– Когда?...
– За неделю до твоего прихода.
– Так значит, это ты завел часы?
И тут Крыса расхохотался.
– Прямо анекдот, а?! Человек тридцать лет живет на свете и последнее, что делает перед смертью – заводит часы! Казалось бы, за каким чертом умирающему часы? Прямо сумасшедший дом какой-то, ей-богу!...
Отсмеявшись, Крыса умолк – и пространство вокруг онемело. Было слышно лишь тиканье часов; остальные звуки поглотил густой снег за окнами. Казалось, во всей Вселенной остались лишь он да я.
– Значит, если бы...
– Перестань! – оборвал меня Крыса. – Нет больше никаких «если бы»! Ты что, еще ничего не понял?!
Я покачал в темноте головой. Я действительно не понимал.
– Даже если бы ты пришел на неделю раньше – я бы все равно умер, какая разница!
Ну, может, поговорили бы мы с тобой в обстановке чуть потеплее и посветлее, чем сейчас, вот и все. Ничего бы это не изменило. Я должен был умереть! Жить становилось все страшней и мучительнее. И терпеть это было невыносимо...
– Но зачем нужно было умирать?!
В темноте я услышал, как он потер одну ладонь об другую.
– А этого я объяснять не хочу. Неохота выступать в идиотской роли собственного адвоката. Надеюсь, ты не станешь заставлять покойника оправдываться за собственную смерть?
– Но если ты не расскажешь, я же ничего не пойму.
– Ты давай, пиво пей!
– Холодно, – сказал я.
– Ну, сейчас-то уже не так холодно.
Дрожащей рукой я взял со стола очередную банку пива, откупорил и сделал глоток.
Мне и в самом деле почудилось, будто стало немного теплее.
– Короче говоря... Только обещай, что не проболтаешься!
– Да если и проболтаюсь – кто мне поверит?!
– Это уж точно, – усмехнулся Крыса.
Часы у камина пробили половину десятого.
– Не возражаешь, если я остановлю часы? На нервы действуют...
– Давай, конечно. Это же твои часы.
Он подошел к часам, открыл стеклянную крышку на циферблате и остановил рукой стрелки. Звуки и Время прекратили свое существование на Земле.
– Короче говоря, я умер с Овцой внутри. Подождал, когда она заснет покрепче, перекинул веревку через балку под потолком – и голову в петлю. Так, что скотина удрать не успела...
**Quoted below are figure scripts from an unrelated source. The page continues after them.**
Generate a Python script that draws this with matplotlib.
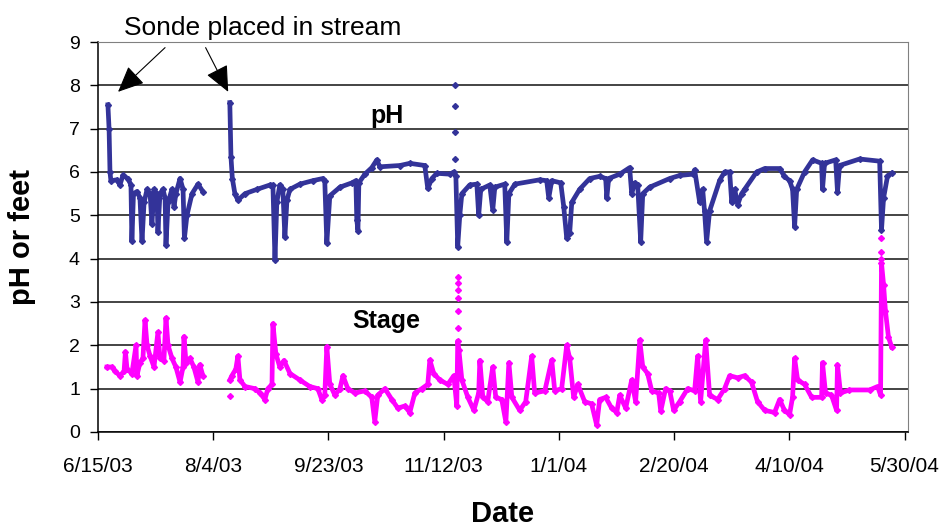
import numpy as np
import matplotlib
matplotlib.use("Agg")
import matplotlib.pyplot as plt

plt.rcParams['font.family'] = ['Liberation Sans', 'DejaVu Sans']

# ---- data (day offsets from 6/15/03) ----
tick_days = [0, 50, 100, 150, 200, 250, 300, 350]
tick_labels = ['6/15/03', '8/4/03', '9/23/03', '11/12/03', '1/1/04', '2/20/04', '4/10/04', '5/30/04']

ph_day = [4.3, 4.8, 5.2, 5.6, 8.2, 9.5, 10.8, 13.0, 14.3, 14.7, 15.4, 16.9, 18.2, 19.1, 20.0, 21.3,
          22.6, 23.4, 24.3, 25.6, 26.0, 26.9, 28.2, 29.1, 29.5, 30.4, 32.1, 33.0, 33.8, 35.6, 36.9,
          37.5, 38.6, 40.8, 43.4, 45.5, np.nan,
          57.2, 57.7, 58.3, 59.4, 60.7, 63.8, 69.0, 74.6, 75.9, 76.8, 77.6, 78.9, 80.2, 81.1, 82.0,
          83.3, 87.6, 93.2, 97.6, 98.4, 99.3, 100.6, 105.0, 110.2, 111.9, 112.3, 112.8, 113.2, 115.8,
          118.8, 121.0, 122.3, 131.0, 135.3, 141.8, 143.1, 144.9, 147.0, 152.7, 154.4, 155.3, 156.1,
          157.0, 157.9, 161.3, 164.4, 165.2, 166.1, 170.0, 171.3, 172.2, 176.5, 177.4, 178.3, 180.9,
          191.7, 194.7, 195.6, 196.9, 200.8, 202.1, 203.4, 204.7, 205.6, 209.0, 213.4, 217.7, 220.3,
          220.8, 221.6, 226.4, 230.7, 231.6, 232.9, 234.2, 235.5, 236.4, 239.4, 248.1, 252.4, 258.1,
          258.9, 261.1, 262.4, 263.2, 264.1, 265.4, 269.8, 271.9, 274.1, 275.0, 276.3, 277.6, 279.3,
          280.6, 285.8, 289.3, 295.8, 297.9, 300.1, 301.4, 302.3, 303.2, 306.6, 310.1, 314.0, 314.4,
          315.3, 320.1, 320.9, 321.8, 330.5, 339.2, 340.0, 340.9, 342.6, 344.4]
ph_val = [7.55, 7.0, 6.0, 5.8, 5.82, 5.7, 5.92, 5.85, 5.7, 4.4, 5.5, 5.55, 5.4, 4.4, 5.3, 5.6,
          5.5, 4.8, 5.6, 5.5, 4.62, 5.5, 5.6, 5.4, 4.32, 5.3, 5.6, 5.2, 5.5, 5.85, 5.6,
          4.47, 5.0, 5.5, 5.72, 5.55, np.nan,
          7.6, 6.35, 5.85, 5.5, 5.35, 5.5, 5.6, 5.7, 5.7, 3.97, 5.3, 5.7, 5.6, 4.5, 5.35,
          5.6, 5.72, 5.8, 5.85, 5.8, 4.36, 5.45, 5.65, 5.75, 5.8, 4.9, 4.65, 5.75, 5.95,
          6.1, 6.28, 6.12, 6.15, 6.2, 6.15, 5.62, 5.85, 5.97, 5.95, 6.0, 5.9, 4.28,
          5.0, 5.5, 5.7, 5.72, 5.0, 5.6, 5.7, 5.12, 5.65, 5.72, 4.39, 5.5, 5.72,
          5.82, 5.8, 5.4, 5.8, 5.75, 5.2, 4.47, 4.6, 5.3, 5.6, 5.85, 5.9, 5.85,
          5.4, 5.85, 5.95, 6.1, 5.5, 5.75, 5.7, 4.39, 5.5, 5.65, 5.85, 5.92, 5.95,
          6.05, 5.3, 5.6, 5.1, 4.39, 5.1, 5.81, 6.0, 6.0, 5.3, 5.6, 5.25, 5.5,
          5.6, 6.0, 6.08, 6.08, 5.9, 5.8, 5.6, 4.74, 5.6, 6.0, 6.28, 6.2, 5.6,
          6.2, 6.28, 5.55, 6.15, 6.3, 6.25, 4.66, 5.4, 5.9, 5.97]
ph_spike_day = [154.8, 154.8, 154.8, 154.8]
ph_spike_val = [8.0, 7.52, 6.93, 6.3]

stage_day = [3.9, 6.1, 7.4, 9.5, 11.3, 11.9, 12.6, 14.7, 16.5, 16.9, 18.2, 19.5, 20.4, 21.3, 22.6,
             24.3, 26.0, 26.9, 28.6, 29.5, 30.4, 32.1, 33.8, 35.6, 36.9, 37.3, 38.2, 39.9, 41.6,
             43.4, 44.2, 45.5, np.nan,
             57.2, 58.1, 59.8, 60.7, 61.6, 63.8, 68.1, 70.3, 72.4, 73.7, 75.5, 75.9, 77.2, 78.9,
             80.7, 83.3, 87.6, 91.9, 95.4, 97.1, 98.4, 99.3, 100.6, 102.8, 105.0, 106.3, 108.4,
             111.5, 115.8, 118.8, 120.1, 121.4, 124.5, 127.5, 130.1, 133.1, 135.3, 137.5, 140.5,
             143.1, 144.0, 145.7, 148.3, 151.8, 154.4, 155.7, 156.1, 156.6, 157.9, 160.5, 163.1,
             165.2, 165.7, 167.0, 169.1, 171.3, 172.6, 175.2, 177.0, 178.3, 179.6, 183.0, 185.6,
             188.2, 189.5, 193.9, 196.9, 198.2, 201.2, 203.4, 204.7, 206.4, 208.2, 211.2, 214.2,
             216.4, 217.7, 220.3, 222.9, 225.1, 226.4, 229.0, 231.6, 233.3, 235.1, 236.4, 238.5,
             240.3, 243.3, 244.2, 246.3, 248.1, 249.8, 252.4, 255.9, 258.9, 260.2, 261.5, 263.7,
             265.4, 268.9, 271.9, 274.1, 277.6, 280.6, 283.6, 286.2, 289.3, 293.6, 295.8, 297.9,
             300.1, 301.4, 302.3, 303.6, 306.6, 309.7, 314.0, 314.4, 315.7, 318.3, 320.5, 320.9,
             322.2, 326.1, 334.8, 338.3, 339.6, 340.0, 340.9, 341.7, 343.0, 344.4]
stage_val = [1.5, 1.5, 1.4, 1.3, 1.4, 1.85, 1.45, 1.35, 2.0, 1.3, 1.6, 1.7, 2.58, 2.0, 1.75,
             1.5, 2.3, 1.7, 1.65, 2.63, 2.0, 1.7, 1.5, 1.15, 1.5, 2.2, 1.6, 1.7, 1.5,
             1.15, 1.55, 1.3, np.nan,
             1.2, 1.3, 1.45, 1.75, 1.2, 1.05, 1.0, 0.9, 0.75, 1.0, 1.1, 2.5, 1.8, 1.5,
             1.65, 1.35, 1.2, 1.05, 1.0, 0.75, 0.85, 1.97, 1.1, 0.85, 1.0, 1.3, 1.0,
             0.9, 0.95, 0.8, 0.24, 0.85, 1.0, 0.75, 0.55, 0.6, 0.45, 0.9, 1.0,
             1.1, 1.66, 1.35, 1.2, 1.1, 1.3, 0.6, 2.1, 1.9, 1.2, 0.8, 0.5,
             0.9, 1.65, 0.8, 0.7, 1.5, 0.8, 0.75, 0.23, 1.6, 0.8, 0.5, 0.7,
             1.75, 0.9, 0.95, 1.66, 0.95, 1.0, 2.0, 1.7, 0.8, 1.1, 0.7, 0.65,
             0.16, 0.75, 0.8, 0.55, 0.45, 0.85, 0.55, 1.2, 0.7, 2.12, 1.5, 1.35,
             0.95, 0.9, 0.48, 1.0, 0.95, 0.5, 0.7, 1.0, 0.95, 1.75, 0.7, 2.12,
             0.85, 0.75, 1.0, 1.3, 1.25, 1.3, 1.15, 0.7, 0.5, 0.45, 0.75, 0.5,
             0.4, 0.8, 1.7, 1.2, 1.1, 0.8, 0.8, 1.6, 0.9, 0.85, 0.5, 1.55,
             0.9, 0.97, 0.97, 1.05, 0.85, 3.9, 3.4, 2.8, 2.2, 1.96]
stage_spike_day = [156.1, 156.1, 156.1, 156.1, 156.1, 156.1, 57.2, 340.0, 340.0, 340.0]
stage_spike_val = [3.58, 3.45, 3.28, 3.1, 2.8, 2.4, 0.83, 4.47, 4.16, 4.0]

PH_COLOR = '#333399'
STAGE_COLOR = '#FF00FF'

fig = plt.figure(figsize=(9.42, 5.27), dpi=100)
ax = fig.add_axes([98/942, 1 - 432/527, 810/942, 390/527])

ax.plot(ph_day, ph_val, color=PH_COLOR, lw=3.4, marker='D', ms=3, zorder=3)
ax.plot(ph_spike_day, ph_spike_val, linestyle='none', color=PH_COLOR, marker='D', ms=3, zorder=3)
ax.plot(stage_day, stage_val, color=STAGE_COLOR, lw=3.4, marker='D', ms=3, zorder=3)
ax.plot(stage_spike_day, stage_spike_val, linestyle='none', color=STAGE_COLOR, marker='D', ms=3, zorder=3)

ax.set_xlim(0, 351.5)
ax.set_ylim(0, 9)
ax.set_yticks(range(0, 10))
ax.set_xticks(tick_days)
ax.set_xticklabels(tick_labels)
ax.tick_params(axis='y', labelsize=14, length=6, width=1, pad=7, direction='out')
ax.tick_params(axis='x', labelsize=15, length=6, width=1, pad=12, direction='out')
ax.yaxis.grid(True, color='#111111', lw=1.1)
ax.set_axisbelow(True)
for s in ('top', 'right'):
    ax.spines[s].set_color('#808080')
for s in ('left', 'bottom'):
    ax.spines[s].set_color('black')
    ax.spines[s].set_linewidth(1.1)

ax.set_ylabel('pH or feet', fontsize=21, fontweight='bold')
ax.yaxis.set_label_coords(-0.077, 0.5)
ax.set_xlabel('Date', fontsize=21, fontweight='bold')
ax.xaxis.set_label_coords(0.5, -0.175)

ax.text(125.3, 7.12, 'pH', fontsize=18, fontweight='bold', ha='center', va='baseline')
ax.text(125.0, 2.40, 'Stage', fontsize=18, fontweight='bold', ha='center', va='baseline')

ax.text(71.6, 9.16, 'Sonde placed in stream', fontsize=19, ha='center', va='baseline', clip_on=False)
arrow = dict(arrowstyle='-|>,head_length=0.6,head_width=0.27', color='black', lw=0.8,
             shrinkA=0, shrinkB=0, mutation_scale=27)
ax.annotate('', xy=(8.7, 7.85), xytext=(29.1, 8.87), arrowprops=arrow, annotation_clip=False)
ax.annotate('', xy=(56.5, 7.85), xytext=(46.7, 8.87), arrowprops=arrow, annotation_clip=False)

fig.savefig('out.png', dpi=100)
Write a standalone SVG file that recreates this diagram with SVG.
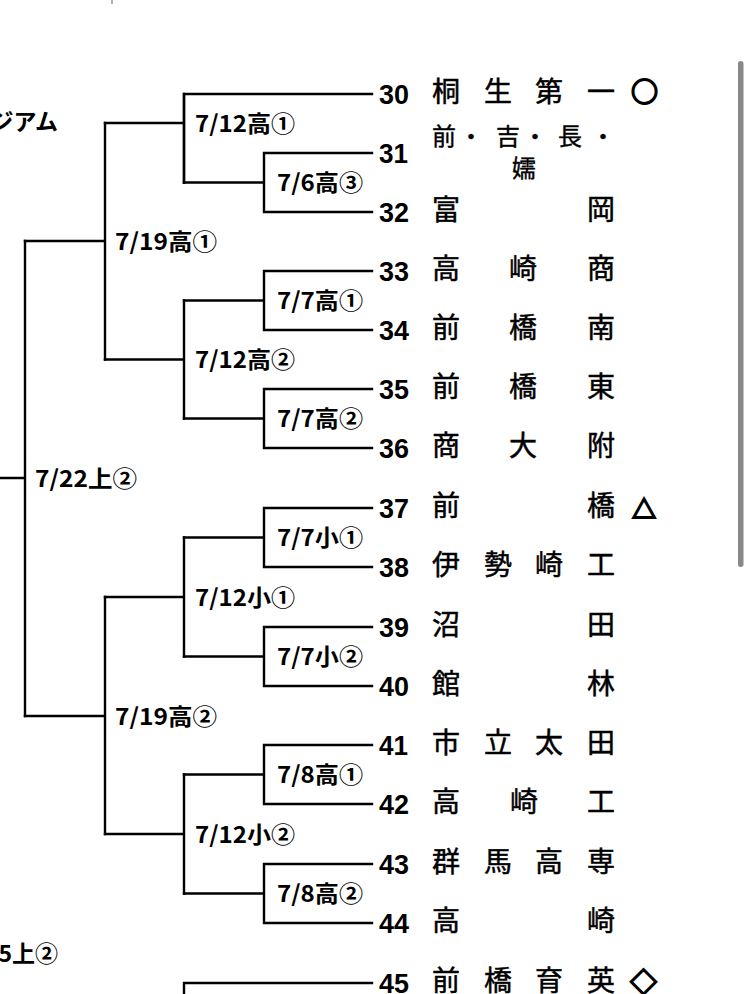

– Что обязательно нужно было умирать?
– Другого выхода просто не оставалось. Опоздай я на день – и Овца завладела бы мной целиком... Это был мой последний шанс. И он снова потер ладони.
– Я так хотел с тобой встретиться – в те минуты, когда был самим собой. Самим собой, понимаешь? С собственной памятью – и собственной слабостью одновременно... Вот и послал тебе фотографию – как подсказку. Надеялся, что ты успеешь найти дорогу сюда, пока я еще принадлежу себе хоть немного...
– И это тебя спасло бы?
– Тогда спасло бы, – очень тихо ответил он.
– Вся загвоздка здесь – именно в слабости, – продолжал Крыса. – С нее-то все и начинается. Сколько бы я тебе ни рассказывал, тебе этой слабости не понять.
– Все люди, в принципе – слабые...
– Это – обобщение! – Крыса нервно защелкал пальцами. – Если всех людей подводить под общий знаменатель – ни у кого вообще ни черта не получится. Я же сейчас говорю об индивидууме и о вещах очень личного плана. Я молчал.
– Слабость внутри человека гниет, и гниль эта разрастается. Как гангрена. Я в себе это обнаружил еще подростком. Психовал страшно... Знаешь, что происходит с душой, когда что-то медленно, годами разлагается у тебя внутри – и ты это все время чувствуешь?
Я продолжал молчать, лишь поплотнее закутался в одеяло.
– Тебе, пожалуй, этого не понять, – продолжал он. – У тебя с этим все в порядке... А между тем, это и есть Слабость. Все равно что генетическая болезнь. Сколько ни изучай ее в себе – вылечиться невозможно. И сама она не проходит в одно прекрасное утро. Только становится хуже и хуже с годами, и все...
– Погоди. Слабость чего конкретно?
– А всего. Слабость морали. Слабость сознания. Слабость человека из самого факта его существования...
Я рассмеялся. На этот раз, черт возьми, у меня получилось-таки рассмеяться.
– Тогда получается, что сильных людей вообще не бывает!